Green attributes her own broad reading tastes to her childhood. Her carpenter father—an avid reader himself—encouraged her to read anything and everything. She spent much of her youth devouring all the books she shouldn’t have read—including her first Jackie Collins aged 11. Her enthusiasm for books took her to Kent University to read English and American literature. During a creative writing module the editor in her was born as she much preferred picking apart other people’s work to having her own criticised.

She had a five-year stint at Mills & Boon, which saw her progressing rapidly from editorial assistant to being appointed commissioning editor aged 23. Despite leaving the company for Piatkus in 1998, the training has stayed with her: “While editing Tease, I’ve had to rein in my inner Mills & Boon editor who is shocked when the main character has slept with two people already and neither of them is the man she ends up with.”

Green was reaching her tenth year at Piatkus, with Nora Roberts her big success, when Ebury came calling. “The opportunity as a commercial fiction editor to start your own list doesn’t often come along,” she says. “I’d have been mad to turn it down.”

Part of the reason she decided to move to Ebury was because the larger publishers offer greater opportunity to compete in the increasingly crowded commercial fiction market.

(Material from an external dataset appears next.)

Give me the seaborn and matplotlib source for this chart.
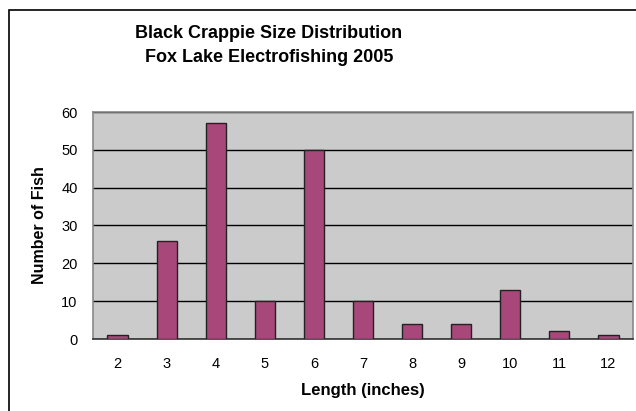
import numpy as np
import pandas as pd
import matplotlib
matplotlib.use("Agg")
import matplotlib.pyplot as plt
from matplotlib.patches import Rectangle
import seaborn as sns

# -----------------------------------
# Data
# -----------------------------------
lengths = ["2", "3", "4", "5", "6", "7", "8", "9", "10", "11", "12"]
fish_counts = [1, 26, 57, 10, 50, 10, 4, 4, 13, 2, 1]
y_ticks = [0, 10, 20, 30, 40, 50, 60]

df = pd.DataFrame({"length": lengths, "count": fish_counts})

# -----------------------------------
# Style
# -----------------------------------
sns.set_style("white")
plt.rcParams["font.family"] = ["Liberation Sans", "DejaVu Sans"]
plt.rcParams["text.color"] = "black"
plt.rcParams["xtick.color"] = "black"
plt.rcParams["ytick.color"] = "black"
plt.rcParams["xtick.labelcolor"] = "black"
plt.rcParams["ytick.labelcolor"] = "black"

W, H = 636, 411
fig = plt.figure(figsize=(W / 100, H / 100), dpi=100)
fig.patch.set_facecolor("white")

# plot area in pixels: x 93..633, y 112..339
ax = fig.add_axes([93 / W, 1 - 339 / H, (633 - 93) / W, (339 - 112) / H])
ax.set_facecolor("#cbcbcb")

sns.barplot(
    data=df,
    x="length",
    y="count",
    color="#a8487a",
    width=0.41,
    edgecolor="#222222",
    linewidth=1.0,
    saturation=1,
    ax=ax,
    zorder=3,
)

ax.set_xlim(-0.5, len(lengths) - 0.5)
ax.set_ylim(0, 60)
ax.set_yticks(y_ticks)
ax.grid(axis="y", color="black", linewidth=1.0, zorder=1)
ax.set_axisbelow(True)

# major ticks: labels only; minor ticks: marks at category boundaries
ax.tick_params(axis="x", which="major", length=0, pad=13, labelsize=10.5)
ax.set_xticks(np.arange(-0.5, len(lengths), 1.0), minor=True)
ax.tick_params(axis="x", which="minor", length=6, width=1, color="#333333", direction="out")
ax.tick_params(axis="y", length=6, width=1, color="#333333", direction="out", pad=5,
               labelsize=10.5)

for side in ["top", "right", "left"]:
    ax.spines[side].set_color("#888888")
    ax.spines[side].set_linewidth(1.2)
ax.spines["bottom"].set_color("#333333")
ax.spines["bottom"].set_linewidth(1.2)

ax.set_xlabel("")
ax.set_ylabel("")
fig.text(363 / W, 1 - 390 / H, "Length (inches)", ha="center", va="center",
         fontsize=12, fontweight="bold")
fig.text(40 / W, 1 - 225 / H, "Number of Fish", ha="center", va="center",
         fontsize=11.5, fontweight="bold", rotation=90)

fig.text(269 / W, 1 - 34 / H, "Black Crappie Size Distribution", ha="center",
         va="center", fontsize=13, fontweight="bold")
fig.text(269 / W, 1 - 57 / H, "Fox Lake Electrofishing 2005", ha="center",
         va="center", fontsize=13, fontweight="bold")

# chart frame (cut off at right and bottom)
fig.patches.append(Rectangle((9 / W, -0.1), 1.2, 1 - 10 / H + 0.1,
                             transform=fig.transFigure, fill=False,
                             edgecolor="black", linewidth=1.2))

fig.savefig("out.png", dpi=100)
plt.close(fig)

She says, “Ebury is a great home because it has that independent feel, but has the Random House Group muscle behind it.”

However, after many years at an independent, Green has had to make some adjustments: “At an independent you take on a lot of work that is not directly under your remit. When I got to Ebury I was trying to do all the bound-proof copy for my books and a colleague in marketing piped up and said, ‘actually, that is my job’. I’m experiencing the joy of having departments.”

She believes the expansion into fiction is a sensible move for Ebury. With a pool of non-fiction authors, particularly its celebrity personalities including Julian Clary, Ebury needed to provide a place if they wanted to move into fiction—rather than lose them to another publisher. In fact, since Green’s arrival, Danny Wallace—one of Ebury’s non-fiction successes—will be following Clary with his first novel due in 2010.

Green hopes to use Ebury’s expertise in developing author brands, such as Delia Smith, for her fiction authors. One such candidate for big-brand status is Charles Martin, whose first UK novel, Where the River Ends, was published by Ebury last week. Green, who bought three new novels from the author and two of his US backlist, thinks the first, a “fabulous weepy love story” will be a big hit and is something the market has been missing.

Combining serious work such as Martin’s with broadly commercial books such as Blaize’s is exactly the balance Green is trying to achieve in her quest to make Ebury’s fiction list unique.

“It shows how far we are pushing the list—both literary and commercial. Our main criterion is quality,” Green says. “As we are heading into a market of economic recession there is room to do both: the reading group aspirational literary fiction and the escapist uplifting commercial fiction.”